Treatment After the first 48 to 72 hours
Stay active! Too much rest is not a good thing in this stage. As long as most of the swelling has subsided after the first 48 to 72 hours, you are now ready to start treatment with using several modalities (of course, check with your doctor first!). Light activity promotes blood circulation, but it will also activate the lymphatic system. The lymphatic system is vital in clearing the body of toxins and waste products, which can accumulate in the body following a sports injury. Activity is the only way to activate the lymphatic system.
Next, start these treatments:
LIGHT ACTIVITY: Start moving the injured thigh through its range of motion. This should not be too painful, if it is you may need to wait a little more. It is often better to let someone like a trainer or massage therapist range the thigh. A light spin bike may be a good thing to do as well. Walking is also good, and remember to not push it.
TENS: Transcutaneous Electrical Nerve Stimulation. The aim is to increase the amount of oxygen and nutrients to the damaged tissues. Physical Therapists accomplish this aim by using a number of treatments to stimulate the injured area.
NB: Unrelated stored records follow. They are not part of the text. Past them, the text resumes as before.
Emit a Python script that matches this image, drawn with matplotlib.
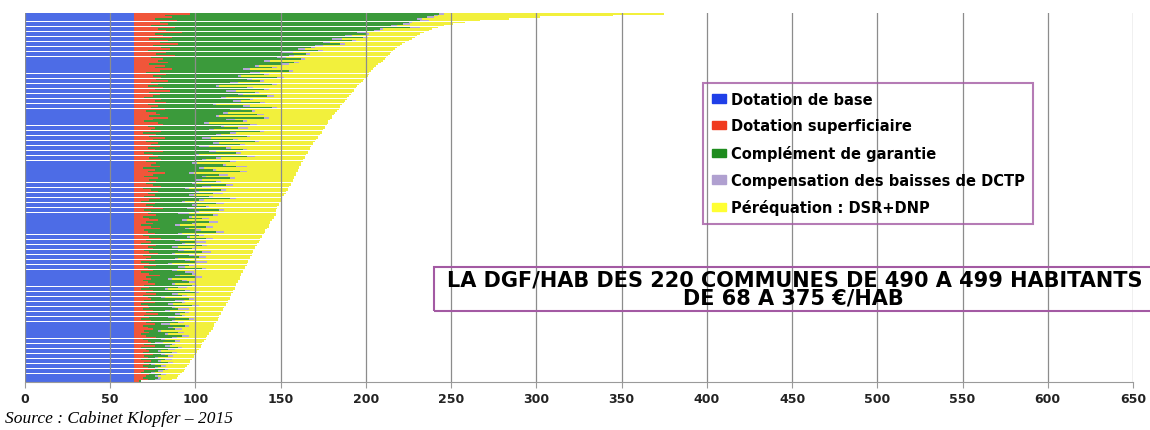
import numpy as np
import matplotlib.pyplot as plt
from matplotlib.patches import Patch, Rectangle

# DGF par habitant des 220 communes de 490 a 499 habitants (triees par total)
dotation_base = 64

total_dgf = [
    375, 345, 302, 284, 267, 258, 251, 246, 242, 239,
    237, 234, 232, 230, 229, 227, 225, 223, 221, 220,
    218, 217, 216, 215, 214, 213, 212, 211, 210, 209,
    207, 206, 205, 204, 203, 202, 202, 201, 200, 199,
    198, 197, 196, 195, 194, 193, 193, 192, 191, 190,
    189, 189, 188, 187, 186, 185, 185, 184, 183, 182,
    181, 180, 180, 179, 178, 178, 177, 176, 176, 175,
    174, 174, 173, 172, 172, 171, 170, 169, 169, 168,
    167, 167, 166, 166, 165, 164, 164, 163, 163, 162,
    162, 161, 161, 160, 160, 159, 159, 158, 158, 157,
    157, 156, 156, 155, 154, 154, 153, 153, 152, 151,
    151, 150, 150, 149, 149, 148, 148, 147, 147, 147,
    147, 146, 146, 145, 144, 144, 143, 143, 142, 141,
    141, 140, 139, 139, 138, 138, 137, 136, 136, 135,
    135, 134, 134, 133, 133, 132, 132, 131, 131, 130,
    130, 129, 129, 128, 128, 127, 127, 126, 126, 125,
    125, 124, 124, 123, 123, 122, 122, 121, 121, 120,
    120, 119, 119, 118, 118, 117, 116, 116, 115, 115,
    114, 114, 113, 113, 112, 111, 111, 110, 110, 109,
    108, 108, 107, 106, 106, 105, 104, 104, 103, 103,
    102, 101, 101, 100, 99, 99, 98, 97, 97, 96,
    95, 94, 94, 93, 92, 91, 90, 89, 86, 68,
]

dotation_superficiaire = [
    33, 18, 22, 12, 25, 15, 20, 10, 24, 14,
    19, 28, 12, 17, 22, 9, 20, 15, 26, 11,
    16, 21, 8, 19, 13, 24, 10, 17, 14, 20,
    9, 18, 12, 22, 15, 7, 19, 11, 16, 13,
    20, 10, 14, 8, 17, 12, 21, 9, 15, 11,
    6, 16, 12, 19, 8, 14, 10, 18, 7, 13,
    15, 9, 20, 11, 6, 14, 17, 8, 12, 10,
    16, 5, 13, 9, 18, 11, 7, 14, 10, 15,
    8, 12, 17, 6, 11, 14, 9, 16, 7, 13,
    10, 15, 5, 12, 8, 18, 11, 6, 14, 9,
    13, 7, 11, 16, 5, 10, 14, 8, 12, 6,
    15, 9, 4, 12, 7, 11, 17, 6, 10, 8,
    13, 5, 9, 14, 7, 11, 4, 10, 15, 6,
    8, 12, 5, 9, 16, 7, 10, 4, 13, 8,
    11, 6, 9, 14, 5, 10, 7, 12, 4, 9,
    13, 6, 8, 11, 4, 9, 15, 7, 10, 5,
    8, 12, 6, 9, 4, 11, 7, 13, 5, 8,
    10, 6, 12, 4, 8, 9, 5, 11, 7, 14,
    6, 9, 4, 10, 7, 12, 5, 8, 11, 6,
    9, 4, 7, 13, 5, 8, 10, 6, 12, 4,
    7, 9, 5, 11, 6, 8, 4, 10, 6, 9,
    5, 8, 12, 6, 4, 9, 7, 5, 8, 3,
]

complement_garantie = [
    146, 158, 150, 154, 143, 146, 138, 141, 138, 130,
    122, 103, 124, 107, 112, 107, 108, 96, 95, 95,
    88, 75, 100, 67, 88, 67, 74, 81, 62, 74,
    77, 53, 69, 42, 76, 61, 57, 50, 68, 53,
    54, 46, 67, 40, 49, 64, 33, 62, 46, 67,
    45, 52, 46, 55, 38, 50, 71, 38, 62, 39,
    57, 39, 56, 43, 58, 27, 51, 43, 49, 34,
    58, 51, 35, 57, 22, 47, 64, 32, 52, 23,
    46, 52, 27, 54, 25, 52, 39, 24, 49, 21,
    42, 45, 33, 34, 54, 14, 39, 34, 42, 27,
    35, 27, 43, 24, 25, 41, 22, 38, 20, 38,
    41, 29, 24, 36, 27, 31, 14, 44, 26, 18,
    33, 27, 31, 14, 37, 23, 20, 32, 15, 30,
    40, 14, 33, 22, 26, 17, 26, 24, 27, 14,
    23, 20, 31, 8, 27, 28, 17, 18, 32, 11,
    19, 20, 32, 11, 26, 25, 9, 29, 10, 23,
    24, 10, 28, 17, 14, 19, 29, 9, 23, 8,
    22, 18, 16, 16, 26, 13, 21, 7, 23, 10,
    22, 11, 28, 12, 19, 4, 25, 12, 13, 8,
    17, 14, 21, 9, 11, 16, 2, 16, 6, 22,
    13, 5, 17, 5, 14, 4, 14, 4, 14, 1,
    11, 4, 6, 8, 6, 7, 5, 9, 4, 1,
]

compensation_dctp = [
    3, 2, 4, 3, 5, 2, 4, 3, 6, 2,
    3, 5, 2, 4, 3, 6, 2, 4, 3, 5,
    2, 4, 3, 7, 2, 3, 5, 2, 4, 3,
    5, 2, 3, 4, 2, 6, 3, 2, 4, 3,
    2, 5, 3, 2, 4, 3, 6, 2, 3, 4,
    3, 2, 5, 3, 2, 4, 3, 7, 2, 3,
    4, 2, 3, 5, 2, 3, 4, 2, 6, 3,
    2, 4, 3, 2, 5, 3, 2, 4, 3, 6,
    3, 2, 4, 3, 2, 5, 3, 2, 4, 3,
    2, 6, 3, 2, 4, 3, 5, 2, 3, 4,
    3, 2, 4, 5, 2, 3, 2, 6, 3, 2,
    4, 3, 2, 5, 3, 2, 4, 3, 2, 6,
    3, 2, 4, 3, 5, 2, 3, 4, 2, 3,
    5, 2, 3, 2, 4, 3, 6, 2, 3, 4,
    2, 3, 5, 2, 3, 4, 2, 3, 7, 2,
    3, 4, 2, 3, 5, 2, 3, 4, 2, 3,
    4, 2, 3, 5, 2, 3, 2, 4, 3, 2,
    3, 5, 2, 3, 4, 2, 6, 3, 2, 3,
    2, 4, 3, 2, 3, 5, 2, 3, 4, 2,
    3, 2, 4, 3, 2, 3, 5, 2, 3, 2,
    4, 2, 3, 2, 3, 2, 4, 2, 3, 2,
    3, 2, 2, 3, 2, 3, 2, 2, 3, 0,
]

labels = ["Dotation de base", "Dotation superficiaire", "Complément de garantie",
          "Compensation des baisses de DCTP", "Péréquation : DSR+DNP"]
bar_colors = ["#4d6ce6", "#f0563a", "#3b9a3b", "#b6a8d8", "#f2f03c"]
legend_colors = ["#1f3fe8", "#f03a1e", "#1e8c1e", "#b0a0d0", "#ffff33"]

n = len(total_dgf)
base = np.full(n, dotation_base, dtype=float)
sup = np.array(dotation_superficiaire, dtype=float)
comp = np.array(complement_garantie, dtype=float)
dctp = np.array(compensation_dctp, dtype=float)
# la péréquation complète la barre jusqu'au total lu
pereq = np.clip(np.array(total_dgf, dtype=float) - base - sup - comp - dctp, 0, None)

fig = plt.figure(figsize=(11.5, 4.31), dpi=100)
ax = fig.add_axes([25 / 1150, 1 - 383 / 431, 1108 / 1150, 369 / 431])

y = np.arange(n)
left = np.zeros(n)
for values, color in zip([base, sup, comp, dctp, pereq], bar_colors):
    ax.barh(y, values, left=left, height=0.85, color=color, linewidth=0)
    left += values

ax.set_xlim(0, 650)
ax.set_ylim(n - 0.5, -0.5)
ax.set_xticks(np.arange(0, 651, 50))
ax.set_yticks([])
ax.set_axisbelow(False)
ax.xaxis.grid(True, color="#8c8c8c", linewidth=0.9)
for side in ["left", "top", "right"]:
    ax.spines[side].set_visible(False)
ax.spines["bottom"].set_color("#9a9a9a")
ax.tick_params(axis="x", length=4, color="#9a9a9a", labelsize=9, pad=3, labelcolor="#222222")
for lab in ax.get_xticklabels():
    lab.set_fontweight("bold")

handles = [Patch(color=c) for c in legend_colors]
leg = fig.legend(handles, labels, loc="upper left", bbox_to_anchor=(703 / 1150, 1 - 84 / 431),
                 frameon=True, fancybox=False, edgecolor="#a35aa3", facecolor="none",
                 prop={"weight": "bold", "size": 10.5}, handlelength=1.0, handleheight=0.5,
                 handletextpad=0.3, labelspacing=0.8, borderpad=0.6, borderaxespad=0)
leg.get_frame().set_linewidth(1.5)

fig.add_artist(Rectangle((434 / 1150, 1 - 312 / 431), 760 / 1150, 44 / 431,
                         transform=fig.transFigure, fill=False, edgecolor="#a35aa3",
                         linewidth=1.5, clip_on=False))
fig.text(795 / 1150, 1 - 281 / 431, "LA DGF/HAB DES 220 COMMUNES DE 490 A 499 HABITANTS",
         ha="center", va="center", fontsize=15, fontweight="bold")
fig.text(793 / 1150, 1 - 299 / 431, "DE 68 A 375 €/HAB",
         ha="center", va="center", fontsize=15, fontweight="bold")

fig.text(5 / 1150, 1 - 419 / 431, "Source : Cabinet Klopfer – 2015",
         family="Liberation Serif", style="italic", fontsize=12.5, va="center")

fig.savefig("out.png", dpi=100)
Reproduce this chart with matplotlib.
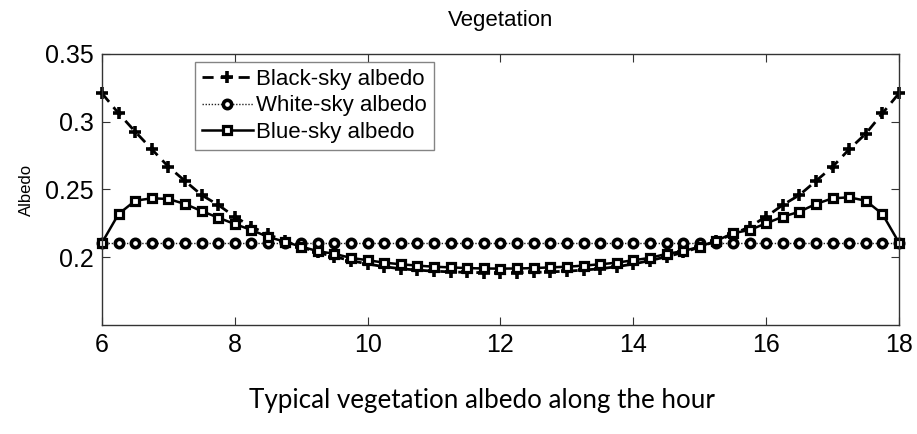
import numpy as np
import matplotlib
matplotlib.use("Agg")
import matplotlib.pyplot as plt

hours = [6.0, 6.25, 6.5, 6.75, 7.0, 7.25, 7.5, 7.75, 8.0, 8.25, 8.5, 8.75,
         9.0, 9.25, 9.5, 9.75, 10.0, 10.25, 10.5, 10.75, 11.0, 11.25, 11.5, 11.75,
         12.0, 12.25, 12.5, 12.75, 13.0, 13.25, 13.5, 13.75, 14.0, 14.25, 14.5, 14.75,
         15.0, 15.25, 15.5, 15.75, 16.0, 16.25, 16.5, 16.75, 17.0, 17.25, 17.5, 17.75, 18.0]

black_sky = [0.3210, 0.3062, 0.2927, 0.2797, 0.2668, 0.2563, 0.2459, 0.2386, 0.2299, 0.2225,
             0.2170, 0.2120, 0.2075, 0.2035, 0.2004, 0.1975, 0.1950, 0.1930, 0.1915, 0.1905,
             0.1897, 0.1892, 0.1888, 0.1886, 0.1885, 0.1886, 0.1888, 0.1892, 0.1897, 0.1905,
             0.1915, 0.1930, 0.1950, 0.1975, 0.2004, 0.2035, 0.2075, 0.2120, 0.2170, 0.2225,
             0.2299, 0.2386, 0.2459, 0.2563, 0.2668, 0.2797, 0.2912, 0.3062, 0.3210]

white_sky = [0.2107] * 49

blue_sky = [0.2107, 0.2319, 0.2417, 0.2435, 0.2430, 0.2393, 0.2341, 0.2292, 0.2245, 0.2201,
            0.2150, 0.2115, 0.2078, 0.2045, 0.2025, 0.1995, 0.1978, 0.1960, 0.1948, 0.1938,
            0.1930, 0.1925, 0.1920, 0.1917, 0.1916, 0.1917, 0.1920, 0.1925, 0.1930, 0.1938,
            0.1948, 0.1960, 0.1978, 0.1995, 0.2025, 0.2045, 0.2078, 0.2122, 0.2177, 0.2201,
            0.2250, 0.2299, 0.2336, 0.2393, 0.2435, 0.2442, 0.2417, 0.2319, 0.2107]

x_ticks = [6, 8, 10, 12, 14, 16, 18]
y_ticks = [0.2, 0.25, 0.3, 0.35]
y_tick_labels = ["0.2", "0.25", "0.3", "0.35"]

plt.rcParams["font.family"] = ["Liberation Sans", "DejaVu Sans"]

fig = plt.figure(figsize=(9.17, 4.34), dpi=100)
ax = fig.add_axes([0.1112, 0.2512, 0.8692, 0.6244])

ax.plot(hours, black_sky, color="black", lw=2.0, ls=(0, (4, 2.5)),
        marker="+", ms=8, mew=2.6, label="Black-sky albedo", clip_on=False)
ax.plot(hours, white_sky, color="#222222", lw=1.0, ls=(0, (1, 1.2)),
        marker="o", ms=6, mew=2.6, mfc="white", mec="black",
        label="White-sky albedo", clip_on=False)
ax.plot(hours, blue_sky, color="black", lw=1.8, ls="-",
        marker="s", ms=5.8, mew=2.3, mfc="white", label="Blue-sky albedo",
        clip_on=False)

ax.set_xlim(6, 18)
ax.set_ylim(0.15, 0.35)
ax.set_xticks(x_ticks)
ax.set_xticklabels([str(t) for t in x_ticks])
ax.set_yticks(y_ticks)
ax.set_yticklabels(y_tick_labels)
ax.tick_params(direction="in", length=6, width=0.8, top=True, right=True,
               labelsize=18, pad=6, color="#333333")
for s in ax.spines.values():
    s.set_color("#333333")
    s.set_linewidth(1.0)

ax.set_title("Vegetation", fontsize=16, pad=20)
ax.set_ylabel("Albedo", fontsize=12, labelpad=8)

leg = ax.legend(loc="upper left", bbox_to_anchor=(0.117, 0.97), fontsize=16,
                frameon=True, fancybox=False, handlelength=2.3, handletextpad=0.15,
                borderpad=0.3, labelspacing=0.25, borderaxespad=0.0)
leg.get_frame().set_edgecolor("#666666")
leg.get_frame().set_linewidth(1.0)

fig.text(0.526, 0.078, "Typical vegetation albedo along the hour",
         ha="center", va="center", fontsize=18.7, family=["Lato", "DejaVu Sans"])

fig.savefig("out.png", dpi=100)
The Marc Pro uses a technology that is different from other TENS devices. Marc Pro utilizes a decaying waveform, which grabs the muscle and gently releases as opposed to the square waveform used by traditional TENS devices. Marc Pro’s waveform used in combination with a long pulse duration, allow for a less fatiguing muscle contraction, which is critical for recovery. This allows for a comfortable experience that feels pleasant during use. Remember to place the pads on each side of the hematoma. The goal is to use the brain and cause no pain!
HEAT: Use a sauna for this. Any type of sauna will do as you are trying to deliver heat to the body to increase blood flow, sweating, and movement of body water.
ULTRASOUND: Ultrasound uses high frequency sound waves to stimulate the affected area, while TENS (or Transcutaneous Electrical Nerve Stimulation) uses a light electrical pulse to stimulate the injured area. And heat, in the form of a ray lamp or hot water bottle, is also very effective in stimulating blood flow to the damaged tissues.
MASSAGE: To speed up recovery and repair the damage tissue it is vital that you start light massage the injured area and connecting muscles. More is not better!
Remember the phrase: Use Your Brain, Cause No Pain! Listen to your body and everything will be all right.